Igarchitects Masato Igarashi
Yousuke Misaki Eqsd
Yasugoro Inagaki Inc., Toru Inagaki
This house for a young married couple is built on a long and thin site with a frontage of 2.9m and a depth of 16m, which was left over as a result of road expansion.
By making use of the long depth of the building, a relationship between the interior space and the exterior is intended to be made, which could be possible only with a 2.7m frontage.
The structure consists of 8 pillars that lift the concrete box. The first floor can be used flexibly, and the second floor is a private space.
The South, North, and West sides of the site are open, and natural light hits from many directions. Taking advantage of this condition, windows are installed on all four sides of the building.
Entering the floor that connects to the ground, the space feels like inside a cave, with tall walls and large pillars.

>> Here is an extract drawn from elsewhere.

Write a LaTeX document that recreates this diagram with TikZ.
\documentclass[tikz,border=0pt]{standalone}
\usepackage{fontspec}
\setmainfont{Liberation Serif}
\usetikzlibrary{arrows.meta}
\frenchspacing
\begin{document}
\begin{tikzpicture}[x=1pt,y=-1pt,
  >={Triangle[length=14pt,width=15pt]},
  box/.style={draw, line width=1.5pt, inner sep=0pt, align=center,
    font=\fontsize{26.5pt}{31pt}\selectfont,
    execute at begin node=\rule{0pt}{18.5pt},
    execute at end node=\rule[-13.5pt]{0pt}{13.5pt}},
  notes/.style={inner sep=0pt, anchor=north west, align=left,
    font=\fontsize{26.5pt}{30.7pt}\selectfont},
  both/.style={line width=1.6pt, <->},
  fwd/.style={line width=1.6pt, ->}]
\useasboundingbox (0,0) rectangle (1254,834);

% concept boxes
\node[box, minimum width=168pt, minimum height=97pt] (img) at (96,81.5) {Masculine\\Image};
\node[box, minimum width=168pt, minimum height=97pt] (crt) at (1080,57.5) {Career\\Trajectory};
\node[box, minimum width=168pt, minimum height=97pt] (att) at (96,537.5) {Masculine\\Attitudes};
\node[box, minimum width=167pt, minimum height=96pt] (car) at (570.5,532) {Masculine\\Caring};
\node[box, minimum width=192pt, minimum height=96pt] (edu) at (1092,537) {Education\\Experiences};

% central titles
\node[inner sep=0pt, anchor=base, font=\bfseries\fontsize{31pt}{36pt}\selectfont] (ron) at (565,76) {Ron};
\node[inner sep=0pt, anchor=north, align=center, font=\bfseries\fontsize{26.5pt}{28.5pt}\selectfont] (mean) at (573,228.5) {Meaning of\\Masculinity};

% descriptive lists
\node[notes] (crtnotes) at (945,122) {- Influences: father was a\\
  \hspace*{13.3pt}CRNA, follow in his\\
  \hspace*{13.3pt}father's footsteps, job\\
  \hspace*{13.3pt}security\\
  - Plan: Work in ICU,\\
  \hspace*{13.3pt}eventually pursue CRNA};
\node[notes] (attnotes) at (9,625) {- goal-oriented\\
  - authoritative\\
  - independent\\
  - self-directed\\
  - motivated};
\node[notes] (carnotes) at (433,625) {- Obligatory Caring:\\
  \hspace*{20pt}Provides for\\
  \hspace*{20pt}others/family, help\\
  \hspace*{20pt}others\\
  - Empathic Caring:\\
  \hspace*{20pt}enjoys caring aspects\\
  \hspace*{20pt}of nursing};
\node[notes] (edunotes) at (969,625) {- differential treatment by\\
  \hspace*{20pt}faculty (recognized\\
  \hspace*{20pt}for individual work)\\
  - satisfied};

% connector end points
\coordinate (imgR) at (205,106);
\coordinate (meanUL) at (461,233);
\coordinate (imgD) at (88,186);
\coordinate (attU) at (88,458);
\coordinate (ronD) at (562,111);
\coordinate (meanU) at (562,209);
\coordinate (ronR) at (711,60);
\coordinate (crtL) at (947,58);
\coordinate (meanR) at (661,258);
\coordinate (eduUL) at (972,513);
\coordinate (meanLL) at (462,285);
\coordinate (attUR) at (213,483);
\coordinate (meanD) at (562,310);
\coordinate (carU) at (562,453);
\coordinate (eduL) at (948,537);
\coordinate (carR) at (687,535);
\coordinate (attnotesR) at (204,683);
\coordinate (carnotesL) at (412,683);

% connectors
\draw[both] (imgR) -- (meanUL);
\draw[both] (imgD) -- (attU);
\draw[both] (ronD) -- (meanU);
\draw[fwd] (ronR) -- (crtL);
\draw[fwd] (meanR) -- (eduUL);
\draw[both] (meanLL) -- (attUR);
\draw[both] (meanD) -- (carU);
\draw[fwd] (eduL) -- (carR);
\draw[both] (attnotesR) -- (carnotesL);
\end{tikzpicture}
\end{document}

However, as it goes further inside, the windows get closer, and the space feels closer to the outside.
The relationship between the inside space and the outside can be controlled by the placement of the floors and windows, which makes the living space free and open.
In contrast to the first floor, the windows and ceiling height of the second floor are limited to create a cozy space.
The intention was to create a state in which these two spaces correspond and complement each other.
In this house with a frontage of 2700mm, the moving space is also a living space, and scatted furniture and floor level differences provide ambiguity to the space.
The space by the kitchen can be a dining area, a space a bit further away from there can be a hallway, and then a living area.
In this way, there is no clear separation of the space, but they interact with each other, and the experience continues further to the outside.
Because of the minimal frontage, the building can take the outside environment directly to the inside, creating a soft atmosphere inside even though its structure is made from strong concrete.
The atmosphere inside of the box changes in various ways by embracing weather, temperature, and natural light.
This building is composed of simple geometry, yet with a floating, heavy-looking mass that creates a seemingly uneasy appearance.
The gaps in this building, as if it were pierced by a braking part of the box, are the strong appearance of the house that protects living from the outside environment and rich expressions created in internal space by flexibly taking in outside elements to coexist.
Even though it’s built in a small site in an urban area, it is possible to create a feeling of openness and richness beyond the actual size of it just by adjusting levels and relationships with outside space. This house shapes possibility and hope in such a way.